Barracuda, a maker of e-mail, spam and Web site firewalls for small and medium-sized organizations based in Campbell, Calif., didn’t disclose what it paid for NetContinuum of Santa Clara, Calif.
Stephen Pao, Barracuda’s vice-president of product management, said that his firm wanted to broaden its traditional line of edge security products to one that adds protection for Web sites.
He said NetContinuum’s “reverse proxy” technology revieves FTP/HTTP requests and applies security policies to make sure threats can’t be passed on to back-end servers. The NetContinuum products have now been rebranded as the Barracuda Web Application Firewall and the Barracuda Application Gateway. Each comes in 500 Mbps and 1Gb throughput 2U-sized models. The slower models process 12,000 HTTP transactions a section, while the faster ones do 44,000 a second.
As a result, Barracuda gains application security layer technology which it can spread to its SMB customers, Pao said, while gaining access to NetContinuum’s enterprise clients. Web application firewalls (WAFs) inspect and filter traffic, blocking attacks on Web apps. They are offered by a handful of standalone companies, including Impervia and Breach Security, as well as Citrix Systems and F5.

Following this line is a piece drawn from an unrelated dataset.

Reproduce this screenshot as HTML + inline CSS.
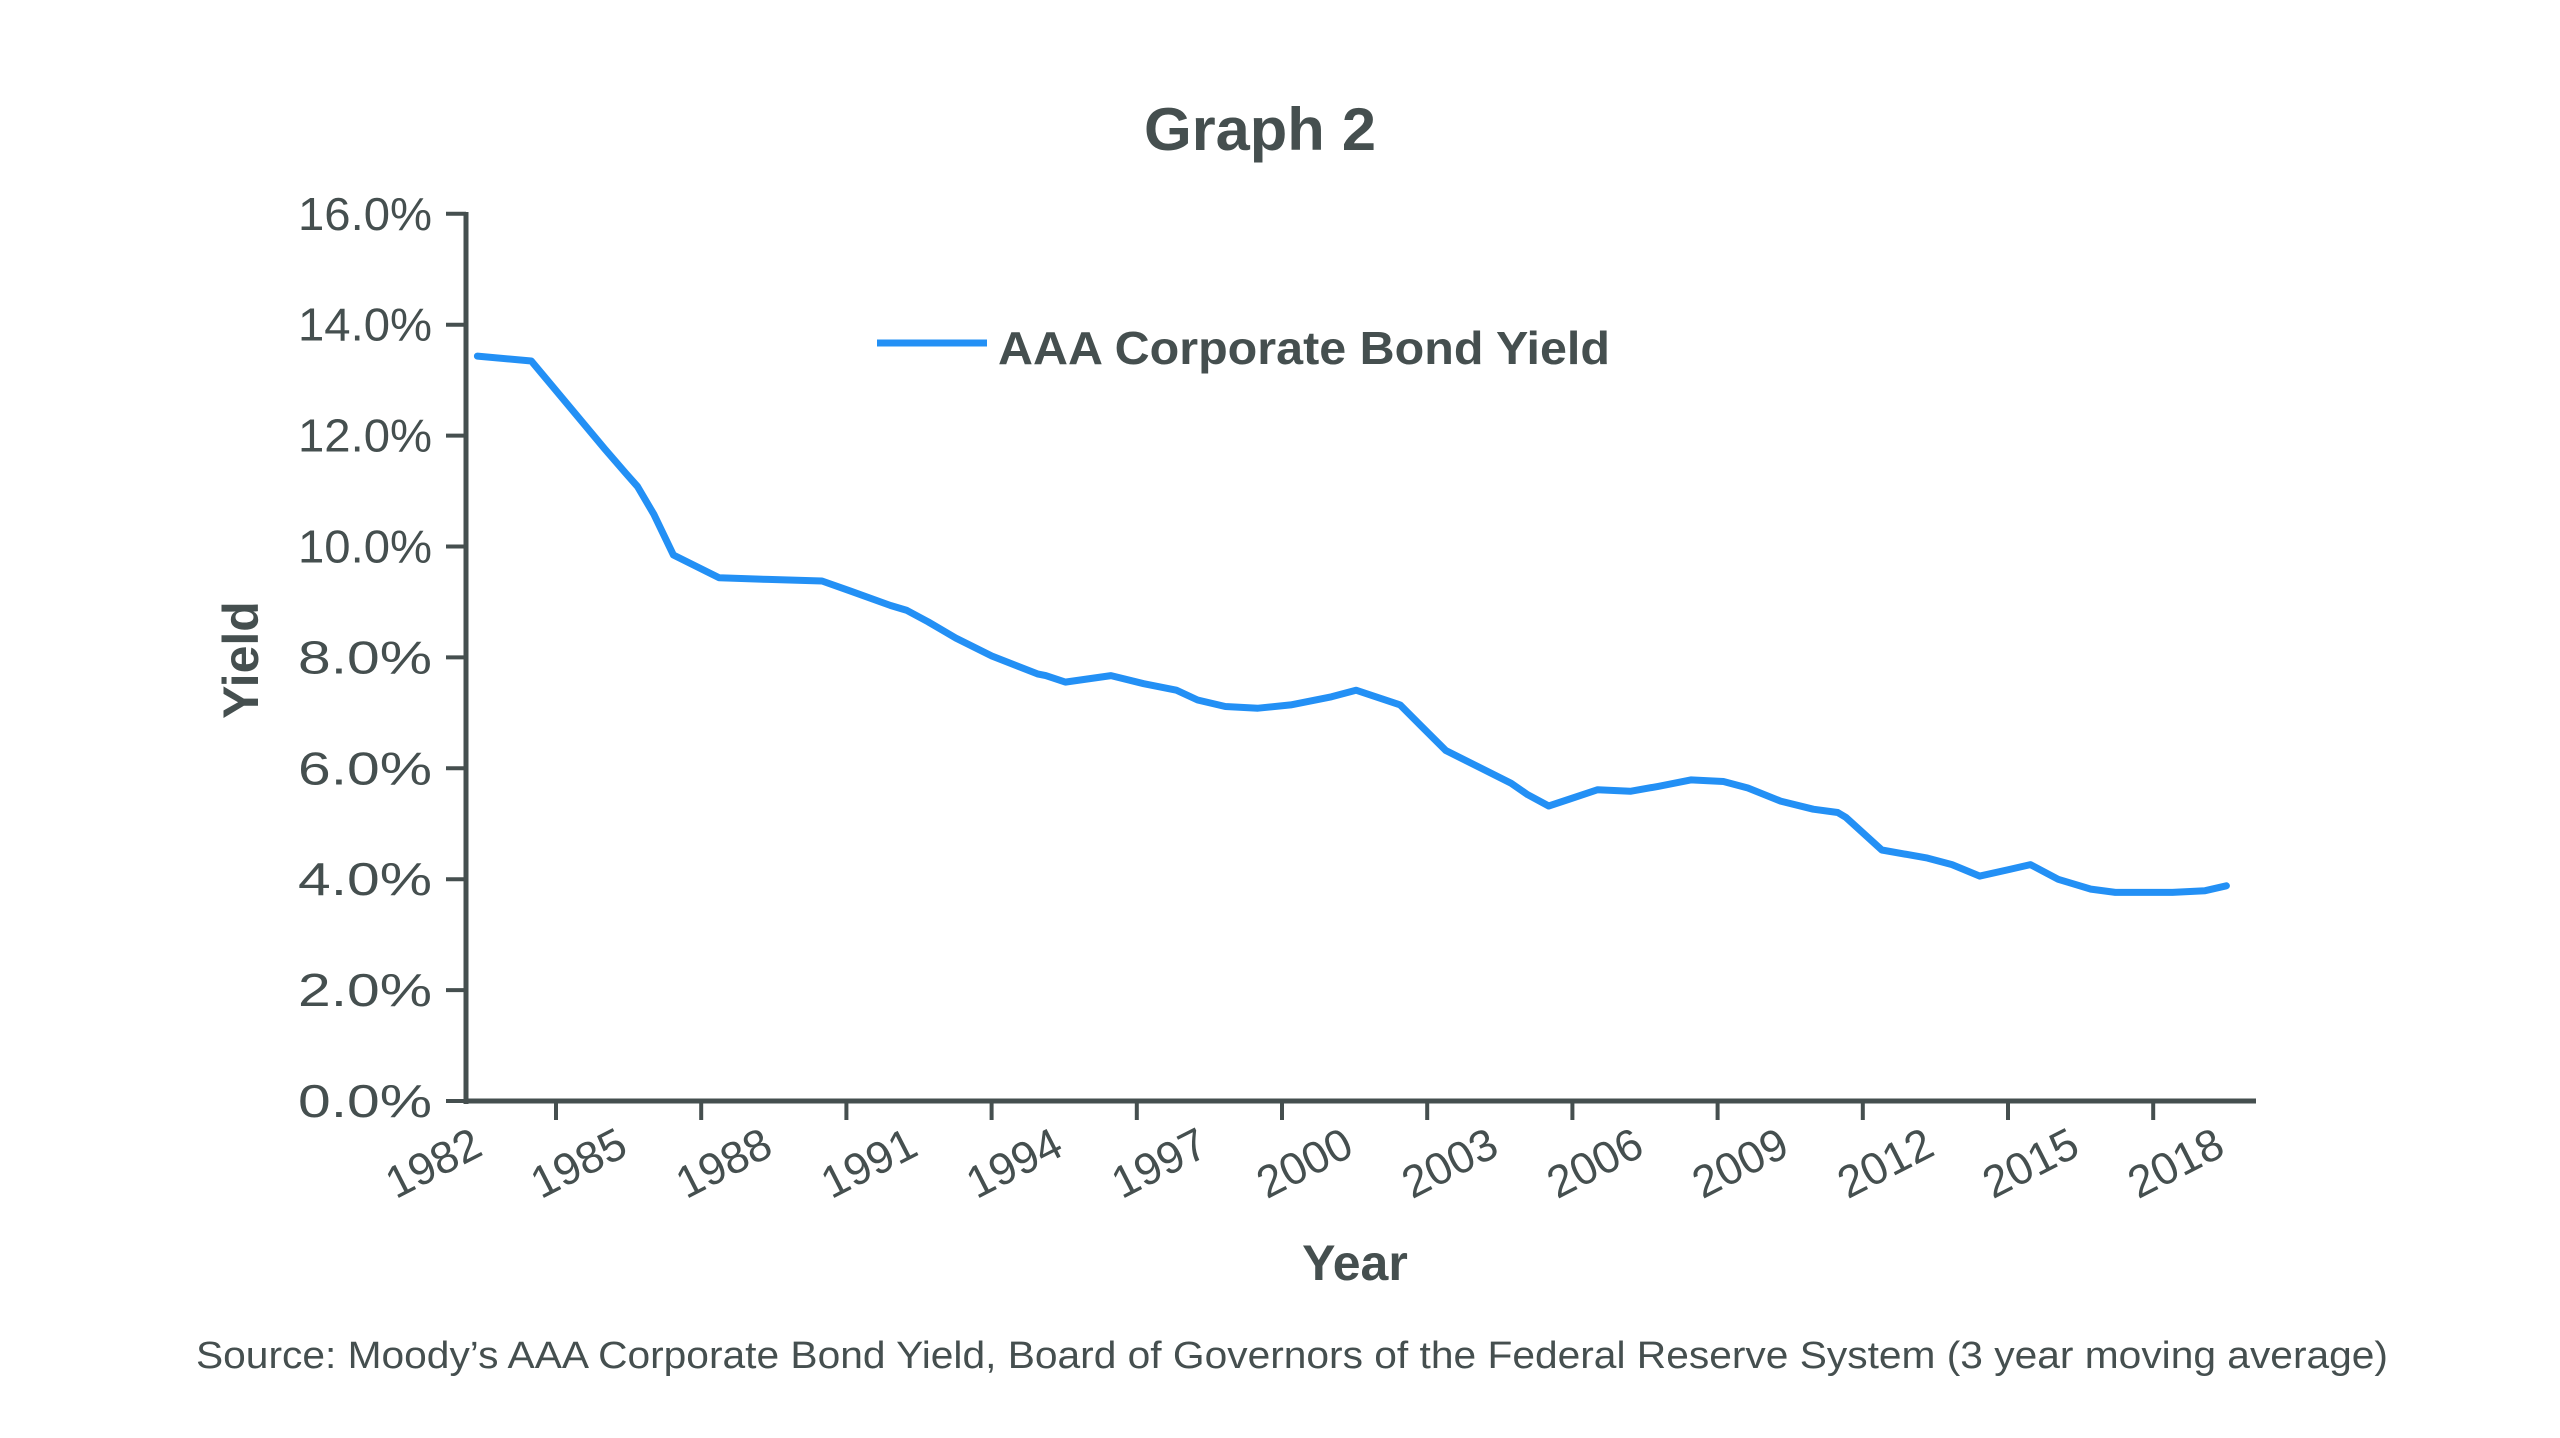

According to Forrester, the Web application firewall market will only be worth US$184 million in worldwide sales by 2009, and will dip after that.
Which is why the research company believes these products will be consolidated with other network security and application delivery tools such as load balancers and application accelerators and commodities.
Growth in spending on WAFs will be pushed by the Payment Card Industry (PCI) Data Security Standard, according to Forrester, which requires organizations to meet payment card data protection rules.
It has a 2008 deadline for compliance, which is why sales will slow after that. However, Forrester notes that WAFs are also ideal for protecting other data.